At a fitting and casting two days before launching his fashion line, he sat down with me to talk about the project.

“It’s the middle name that my two-year-old daughter, Harper, and my mom share,” Rembert explains of his label’s moniker. He’s calling the first collection “Madinia,” which means “Isle of Flowers” and references the tropical flowers and landscapes of Martinique, where his mother’s family hails from. His mother passed away eight years ago, and Aliétte honors her legacy. “Being raised by a single mother, I really understand the strength of a woman,” he says. “And having a daughter, I’m sensitive toward many things that women have to face that men don’t.” Rembert’s respect for women runs deep. Days before we met, a group of congresswomen (the largest in history, in fact) wore suffragette white to the State of the Union address in a moving, hopeful display of solidarity. Rembert was watching. “What women have right now is an amazing force,” he said. “You have the wits and the strengths to move us in different and better directions. I want my daughter, and my 10-year-old stepson for that matter, to look at women who are shaking things up and be just as inspired by them as I am.”

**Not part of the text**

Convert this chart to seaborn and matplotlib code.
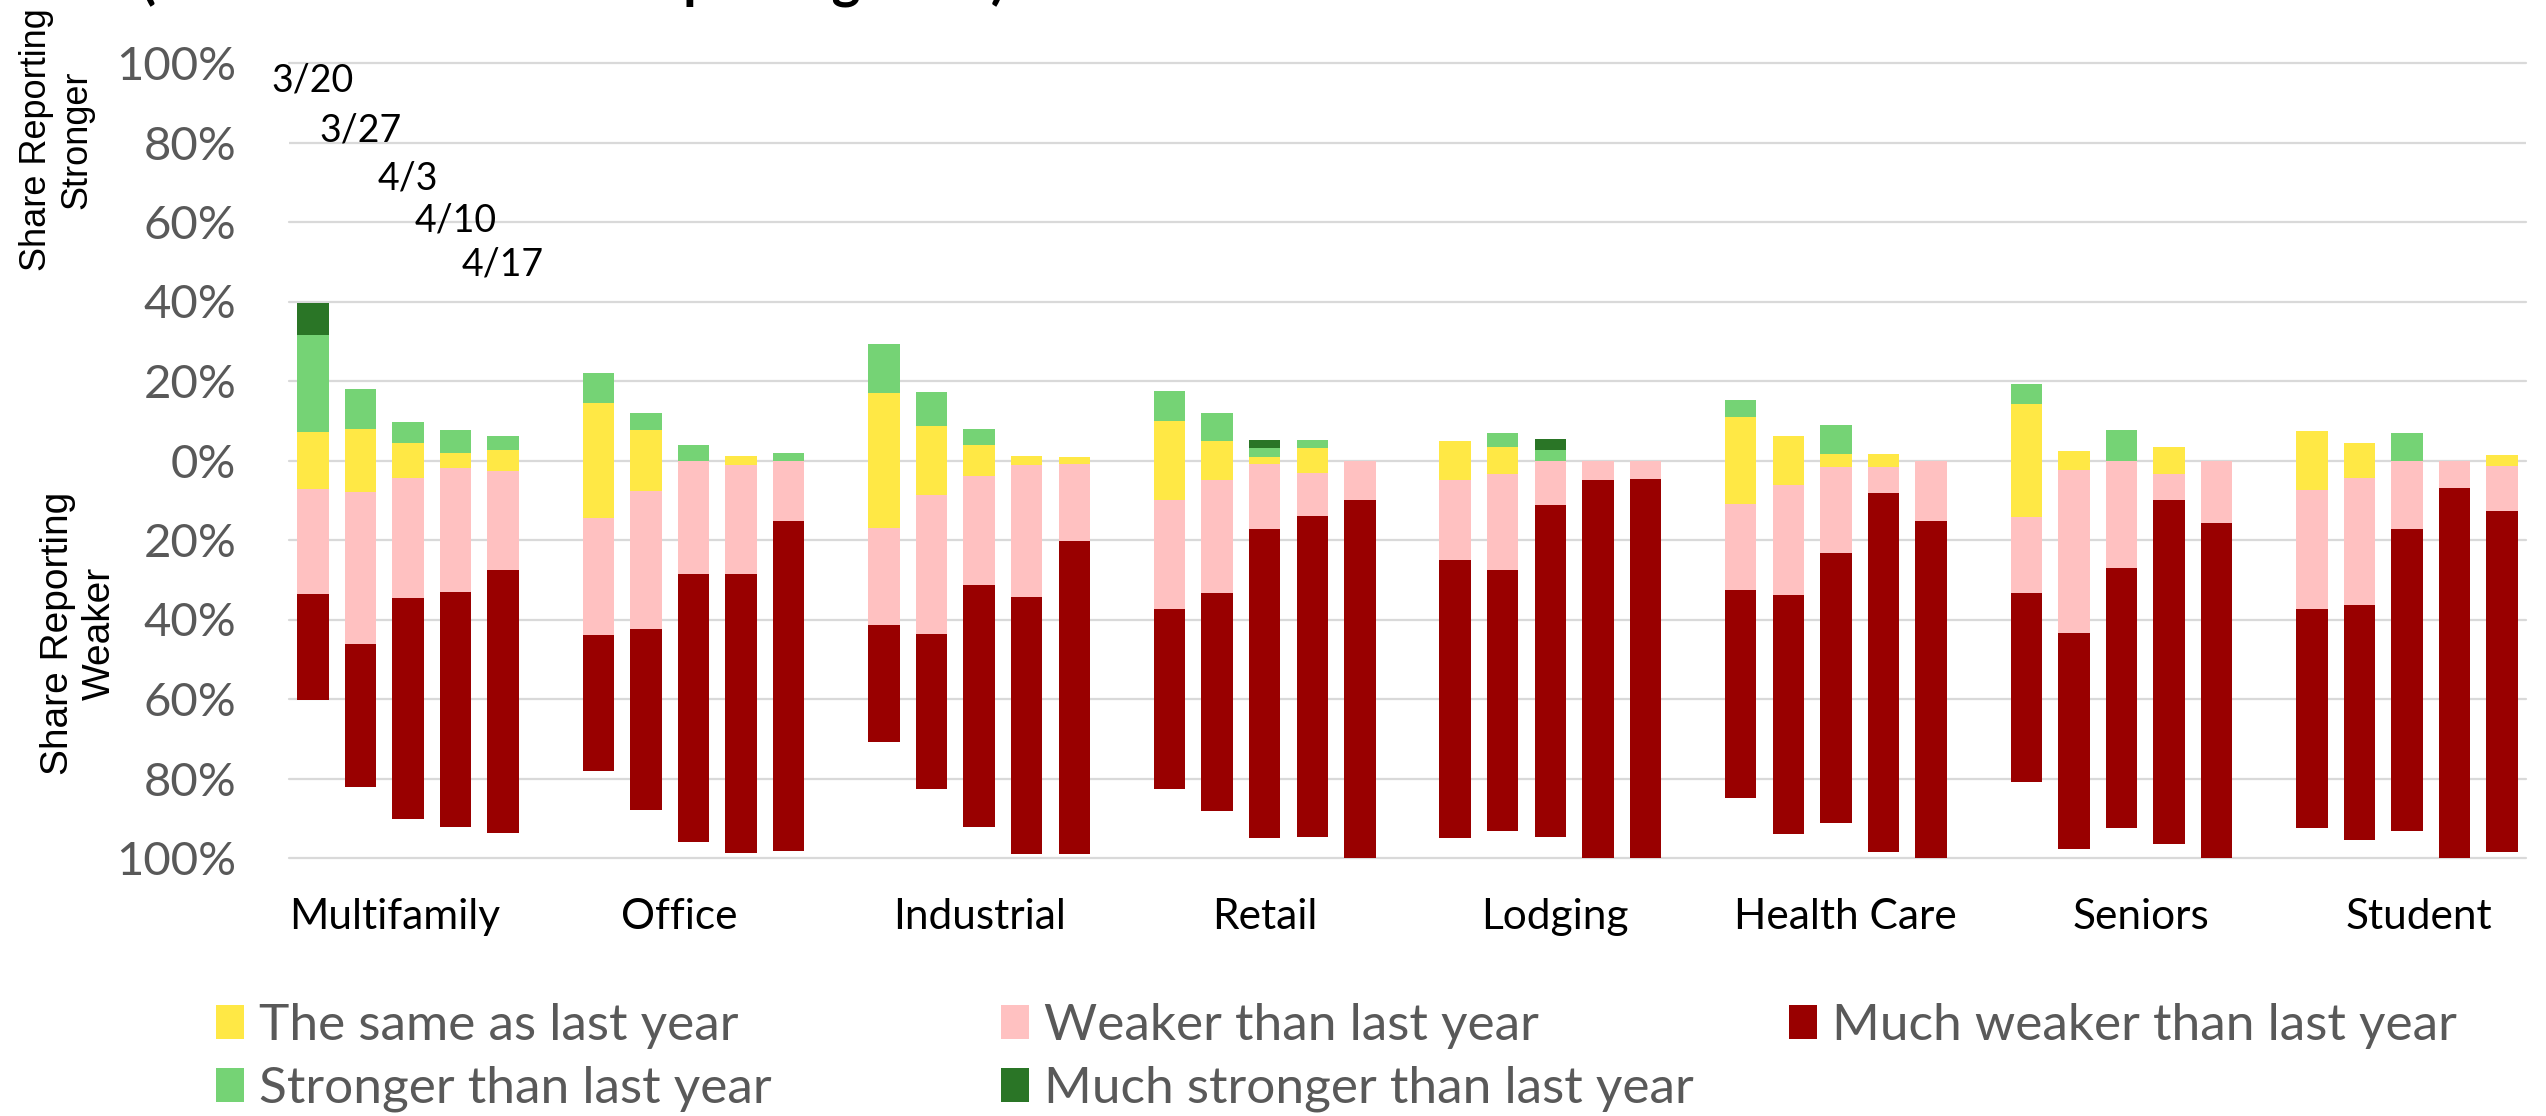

As models filed into the studio space, Rembert shook hands and introduced himself to each of them. In styling mode, he adjusted the double-clasp belt on an embroidered corset top and pinned the waist of a painterly print dress made in collaboration with the artist Georgia Gardner Grey. Rembert asked a model how she felt in her look before he inspected the hand-pleating and honeycomb lace of her strapless tea-length dress. Then, in a flash, he switched to designer mode, walking me over to a tiny room where a pair of seamstresses were hard at work on two spectacular gowns. One secured tiny red crystals to thin slits on a red leather bodice, and the other draped black chiffon over a beaded corset, the end result of which would be similar to the dress Rembert designed for Rae at the Critics’ Choice Awards. “I think we should add a bodysuit inside,” he told the seamstress. “She needs to be comfortable.”

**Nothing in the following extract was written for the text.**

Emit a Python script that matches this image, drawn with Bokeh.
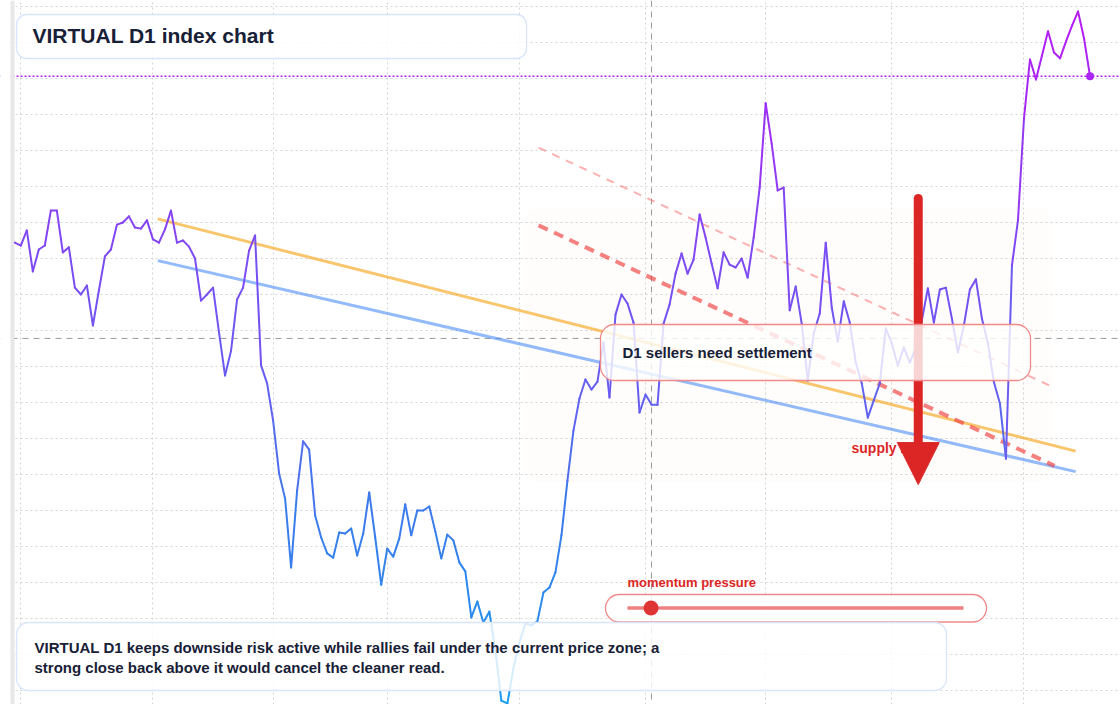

Aliétte started as an eveningwear brand, but through the design process Rembert felt like he wanted to do more for his clientele. So he expanded it to include outerwear and separates, all of which hit a sweet spot somewhere between the red carpet and everyday life. At one point, he went looking in his phone for a photo of a dress that was still being worked on. “I sent it to my girlfriend,” he said. “I have to send her everything, and I always get her feedback.” Rembert scrolled through a slew of images, shots of in-process trousers, jackets, a structured blazer, a faux-fur hooded cape, and a bustier, all before landing on the dress he wanted to show me, a black chiffon gown with a deep V neckline and pleated flutter sleeves that looked gorgeous even on a dress form with safety pins around the neckline. “I wanted this badly for a while,” he said. “I wanted something of my own, something I could have some form of emotional attachment to and, I wanted to be vulnerable to it all.”

Rembert eventually wound up with 19 looks for his Aliétte presentation (19, he noted, is significant for him as it’s the age that his mom had him and his grandmother had his mom). The mini-show was held in a sunny room atop the Standard Hotel in the East Village, and he was playing three roles: stylist, designer, and star-on-the-rise. The space was crowded with some heavy-hitting editors and buyers, but mostly it was his nearest and dearest. His grandmother was seated near the elevator with a proud look on her face. Later on, his little girl, Harper, made a cameo. Winnie Harlow, a longtime friend and client, modeled. It was a tender moment at a time when the New York fashion industry, confronting the rise of e-commerce and the decline of retail, is in the midst of a major readjustment.

Leaving the presentation, I gave Rembert a giant squeeze. He smiled at me and told me that he’d cried the moment he walked in and saw his grandmother. “It’s a dream come true,” he said.